I have just discovered it, had not time to really read it. I assume that you have a very good understanding of GTK3 and maybe upcoming GTK4 and do not teach us only old GTK2 stuff already covered by Andrew Krauses book, so then we maybe can translate the contents to other languages too. I would be interested to do it for Nim then, maybe others can do it for Rust, C++, Python or even plain C.
I have his book and I do refer to it from time to time, but for the most part, I’ve just struck out on my own and I follow my nose. My aim is to provide answers to 95% of the questions the average developer may have when it comes to GTK.
And anything that’s been deprecated I don’t mention. One of my aims is to make this blog as future-proof as possible within human limitations.
I haven’t yet started on GTK 4, but I’m aware of the pending release. Once it’s ready, I’ll check to see what’s changed and/or deprecated and make the necessary adjustments to my examples and documentation.
I’ve been thinking about how I might write a coder’s Rosetta stone, a guide to translating the examples on the blog into other languages. I’m not sure yet how involved this would be and I’ve got a lot on my plate ATM, but it’s an intriguing idea.
I just did a short investigation of your current tutorial. My impression is, that currently most is still GTK2 based, for example GAction/GMenu is not yet covered (that is something I have to read about soon, as I can not remember. And yes I know ebassi, there is a chapter in gtk howdoI, will read that. ) I also looked at some of your example code, it is nice that you provide full self contained stand alone examples for all of your explanations.

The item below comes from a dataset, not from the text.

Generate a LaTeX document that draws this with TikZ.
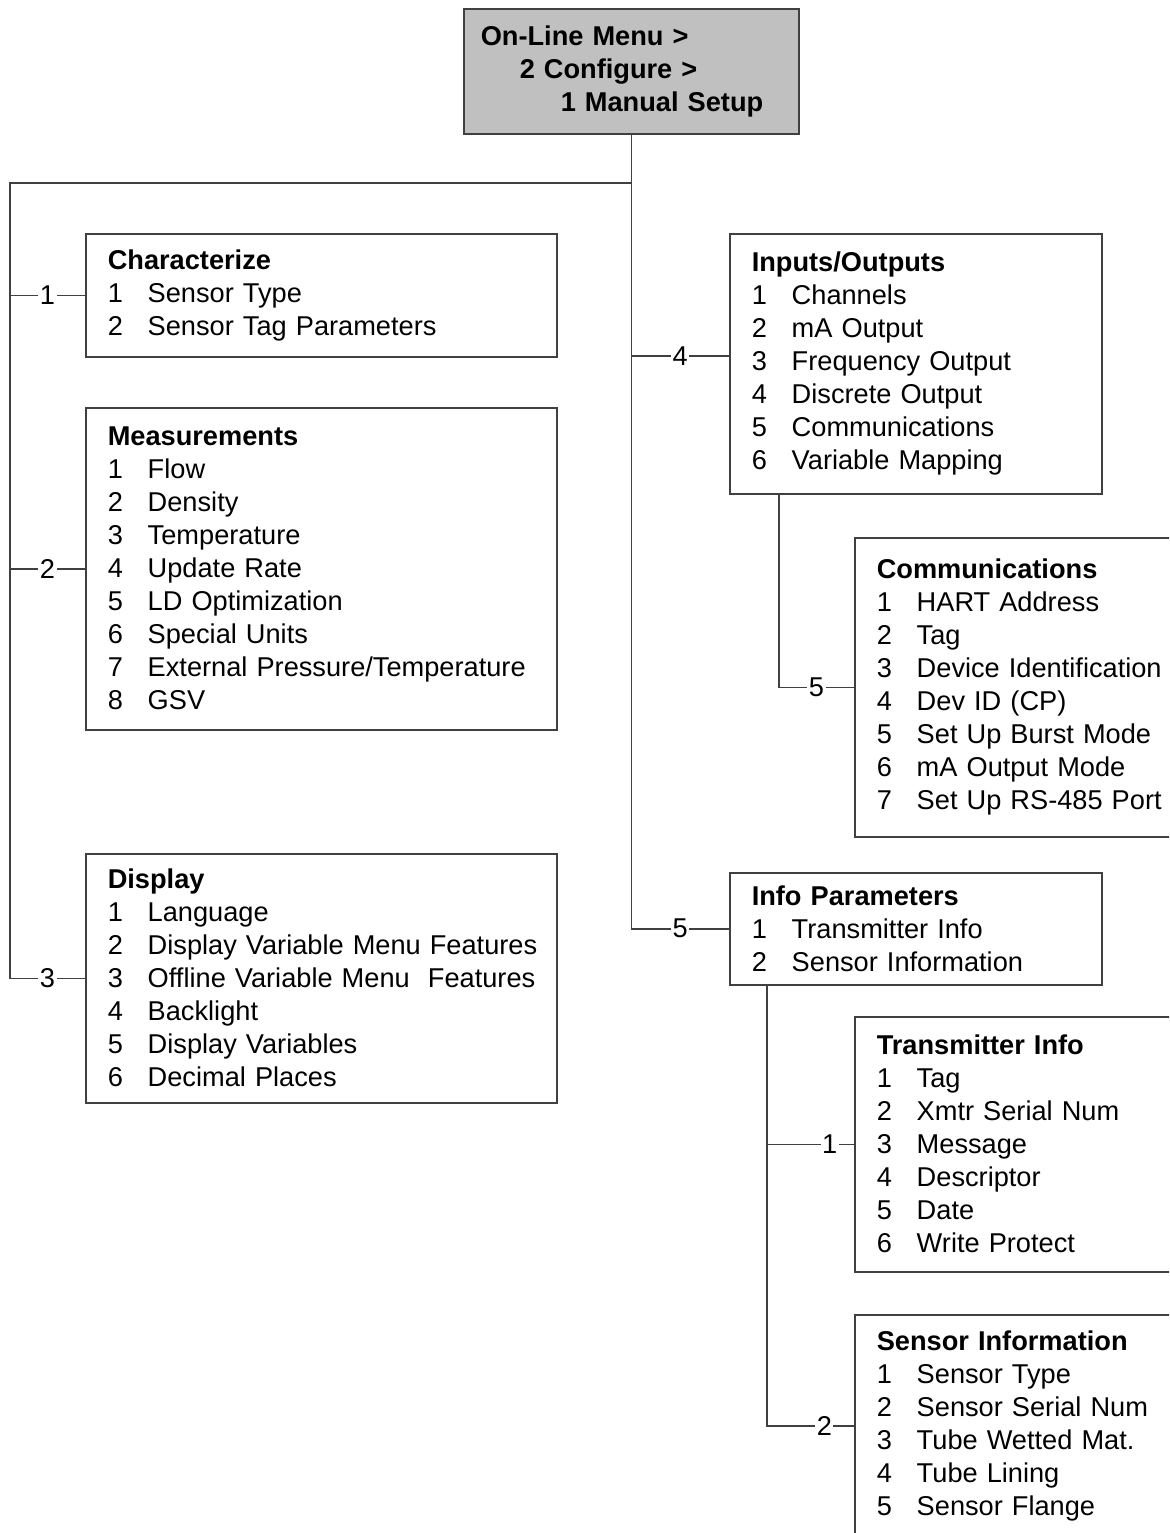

One note for your blog posts, maybe it would be nice to add some more pictures. In these days younger people often have mental problems reading pure text, they need pictures and even videos. (People even create videos to teach programming and programming languages – I still wonder if that is why the authors have trouble writing text, or why the youtube watchers have trouble reading. Well both reasons seems to be strange, must be difficult programming software without reading capacity.)
I started with the old-school stuff first, so I haven’t yet covered CSS, but I will at some point.
I haven’t run across Nim before. Thanks for bringing it to my attention. On the surface, it seems very similar to Python. Now my curiosity is up and I’ll have to look into it more.
I may add screenshots at some point.
As to the reading problems… it’s been said that no one is an expert on anything until they’ve put in 10,000 hours. Perhaps these young people just need to practice more.
From significant whitespace (no {}) and high level constructs it may look like Python, but it is indeed very similar to D, a modern but not that mature variant.